> _Problem description_:
Each line that holds the word "code" should be returned.

+ + + +

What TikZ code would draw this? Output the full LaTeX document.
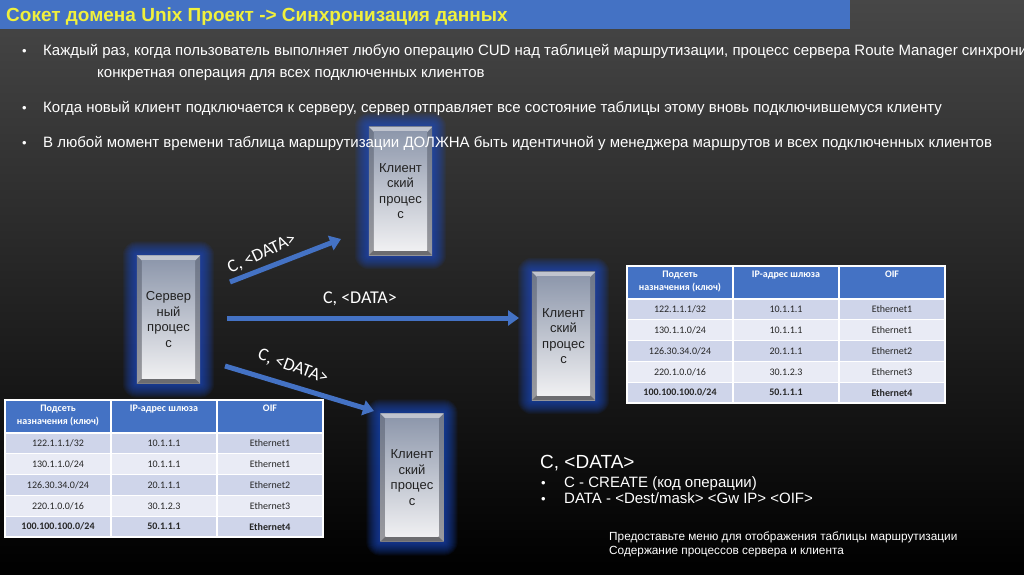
\documentclass[tikz,border=0pt]{standalone}
\usepackage{fontspec}
\setmainfont{Liberation Sans}
\newfontfamily\calfont{Carlito}
\usetikzlibrary{arrows.meta}
\definecolor{titleblue}{HTML}{4472C4}
\definecolor{arrowblue}{HTML}{4472C4}
\definecolor{titleyellow}{HTML}{F0F03C}
\definecolor{glowblue}{HTML}{1E50D0}
\definecolor{bgtop}{HTML}{474747}
\definecolor{bgmid}{HTML}{1A1A1A}
\definecolor{sidetop}{HTML}{6E778A}
\definecolor{sidebot}{HTML}{9A9A9E}
\definecolor{bevtop}{HTML}{C0C4CE}
\definecolor{bevbot}{HTML}{6C6C70}
\definecolor{facetop}{HTML}{8E98AC}
\definecolor{facebot}{HTML}{F0F0F2}
\definecolor{rowA}{HTML}{CFD5EA}
\definecolor{rowB}{HTML}{E9EBF5}
\definecolor{celltext}{HTML}{262626}
\definecolor{proctext}{HTML}{222222}
\pgfdeclarelayer{bg}
\pgfdeclarelayer{glow}
\pgfdeclarelayer{deco}
\pgfsetlayers{bg,glow,deco,main}
\newcommand\procdeco[1]{%
\begin{pgfonlayer}{glow}
\foreach \r in {1,...,14}{\fill[glowblue,opacity=0.075,rounded corners=\r pt] ([shift={(-\r,-\r)}]#1.north west) rectangle ([shift={(\r,\r)}]#1.south east);}
\end{pgfonlayer}
\begin{pgfonlayer}{deco}
\path[top color=sidetop,bottom color=sidebot] (#1.north west) rectangle (#1.south east);
\fill[bevtop] (#1.north west) -- (#1.north east) -- ([shift={(-5,5)}]#1.north east) -- ([shift={(5,5)}]#1.north west) -- cycle;
\fill[bevbot] (#1.south west) -- (#1.south east) -- ([shift={(-5,-5)}]#1.south east) -- ([shift={(5,-5)}]#1.south west) -- cycle;
\path[top color=facetop,bottom color=facebot] ([shift={(5,5)}]#1.north west) rectangle ([shift={(-5,-5)}]#1.south east);
\end{pgfonlayer}}
\newcommand\trow[5]{% prefix, row index, a, b, c
\node[cell] (#1r#2a) at (53,{33+20.8*#2+10.4}) {#3};
\node[cell] (#1r#2b) at (159,{33+20.8*#2+10.4}) {#4};
\node[cell] (#1r#2c) at (265,{33+20.8*#2+10.4}) {#5};}
\newcommand\rtable[3]{% prefix, x0, y0
\begin{scope}[shift={(#2,#3)}]
\fill[titleblue] (0,0) rectangle (318,33);
\foreach \i/\c in {0/rowA,1/rowB,2/rowA,3/rowB,4/rowA}{\fill[\c] (0,{33+20.8*\i}) rectangle (318,{33+20.8*(\i+1)});}
\foreach \i in {1,...,4}{\draw[white,line width=1.2pt] (0,{33+20.8*\i}) -- (318,{33+20.8*\i});}
\draw[white,line width=1.5pt] (0,33) -- (318,33);
\draw[white,line width=1.2pt] (106,0) -- (106,137) (212,0) -- (212,137);
\draw[white,line width=1.5pt] (0,0) rectangle (318,137);
\node[hdr] (#1h1) at (53,5) {Подсеть\\назначения (ключ)};
\node[hdr] (#1h2) at (159,5) {IP-адрес шлюза};
\node[hdr] (#1h3) at (265,5) {OIF};
\trow{#1}{0}{122.1.1.1/32}{10.1.1.1}{Ethernet1}
\trow{#1}{1}{130.1.1.0/24}{10.1.1.1}{Ethernet1}
\trow{#1}{2}{126.30.34.0/24}{20.1.1.1}{Ethernet2}
\trow{#1}{3}{220.1.0.0/16}{30.1.2.3}{Ethernet3}
\trow{#1}{4}{\bfseries 100.100.100.0/24}{\bfseries 50.1.1.1}{\bfseries Ethernet4}
\end{scope}}
\begin{document}
\begin{tikzpicture}[x=1pt,y=-1pt,
  proc/.style={minimum width=63pt,minimum height=128pt,inner sep=0pt,align=center,text=proctext,font=\fontsize{13}{15.5}\selectfont},
  arr/.style={line width=5pt,draw=arrowblue,-{Triangle[length=11pt,width=15pt]}},
  lbl/.style={text=white,font=\calfont\fontsize{18}{20}\selectfont,inner sep=0pt},
  btxt/.style={text=white,anchor=base west,inner sep=0pt,font=\fontsize{15}{17}\selectfont},
  hdr/.style={text=white,anchor=north,align=center,inner sep=0pt,font=\calfont\bfseries\fontsize{10}{13}\selectfont},
  cell/.style={text=celltext,inner sep=0pt,font=\calfont\fontsize{10}{11}\selectfont}]
\useasboundingbox (0,0) rectangle (1024,574);
\begin{pgfonlayer}{bg}
\shade[top color=bgtop,middle color=bgmid,bottom color=black] (0,0) rectangle (1024,574);
\fill[titleblue] (0,0) rectangle (850,29);
\end{pgfonlayer}
\node[anchor=base west,inner sep=0pt,text=titleyellow,font=\bfseries\fontsize{19}{22}\selectfont] (title) at (6,21) {Сокет домена Unix Проект -> Синхронизация данных};
% bullets
\node[btxt,font=\fontsize{13}{15}\selectfont] (b1d) at (22,55) {•};
\node[btxt] (b1) at (43,55) {Каждый раз, когда пользователь выполняет любую операцию CUD над таблицей маршрутизации, процесс сервера Route Manager синхронизирует};
\node[btxt] (b1c) at (97,77) {конкретная операция для всех подключенных клиентов};
\node[btxt,font=\fontsize{13}{15}\selectfont] (b2d) at (22,112) {•};
\node[btxt] (b2) at (43,112) {Когда новый клиент подключается к серверу, сервер отправляет все состояние таблицы этому вновь подключившемуся клиенту};
\node[btxt,font=\fontsize{13}{15}\selectfont] (b3d) at (22,147) {•};
\node[btxt] (b3) at (43,147) {В любой момент времени таблица маршрутизации ДОЛЖНА быть идентичной у менеджера маршрутов и всех подключенных клиентов};
% process boxes
\node[proc] (srv) at (168.5,319.5) {Сервер\\ный\\процес\\с};
\node[proc] (c1) at (400.5,191) {Клиент\\ский\\процес\\с};
\node[proc] (c2) at (563.5,336) {Клиент\\ский\\процес\\с};
\node[proc] (c3) at (412,477.5) {Клиент\\ский\\процес\\с};
\procdeco{srv}\procdeco{c1}\procdeco{c2}\procdeco{c3}
% arrows
\coordinate (a1s) at (230,282); \coordinate (a1e) at (341,239);
\coordinate (a2s) at (227,318); \coordinate (a2e) at (519,318);
\coordinate (a3s) at (225,366); \coordinate (a3e) at (374,411);
\draw[arr] (a1s) -- (a1e);
\draw[arr] (a2s) -- (a2e);
\draw[arr] (a3s) -- (a3e);
\node[lbl,rotate=25] (l1) at (262,254) {C, <DATA>};
\node[lbl] (l2) at (360,299) {C, <DATA>};
\node[lbl,rotate=-20] (l3) at (293,367) {C, <DATA>};
% tables
\rtable{tl}{5}{400}
\rtable{tr}{627}{266}
% legend
\node[anchor=base west,inner sep=0pt,text=white,font=\fontsize{19}{22}\selectfont] (leg) at (540,468) {C, <DATA>};
\node[btxt,font=\fontsize{13}{17}\selectfont] (lg1d) at (541,487) {•};
\node[btxt] (lg1) at (564,487) {C - CREATE (код операции)};
\node[btxt,font=\fontsize{13}{17}\selectfont] (lg2d) at (541,503) {•};
\node[btxt] (lg2) at (564,503) {DATA - <Dest/mask> <Gw IP> <OIF>};
\node[btxt,font=\fontsize{11.8}{14}\selectfont] (f1) at (609,540) {Предоставьте меню для отображения таблицы маршрутизации};
\node[btxt,font=\fontsize{11.8}{14}\selectfont] (f2) at (609,554) {Содержание процессов сервера и клиента};
\end{tikzpicture}
\end{document}
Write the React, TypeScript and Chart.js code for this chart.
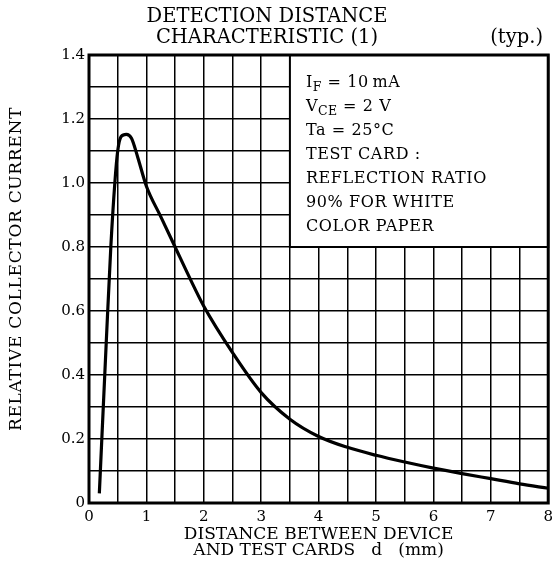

+ + + +

> _Response for this exercise_:
What TikZ code would draw this? Output the full LaTeX document.
Write the React, TypeScript and Chart.js code for this chart.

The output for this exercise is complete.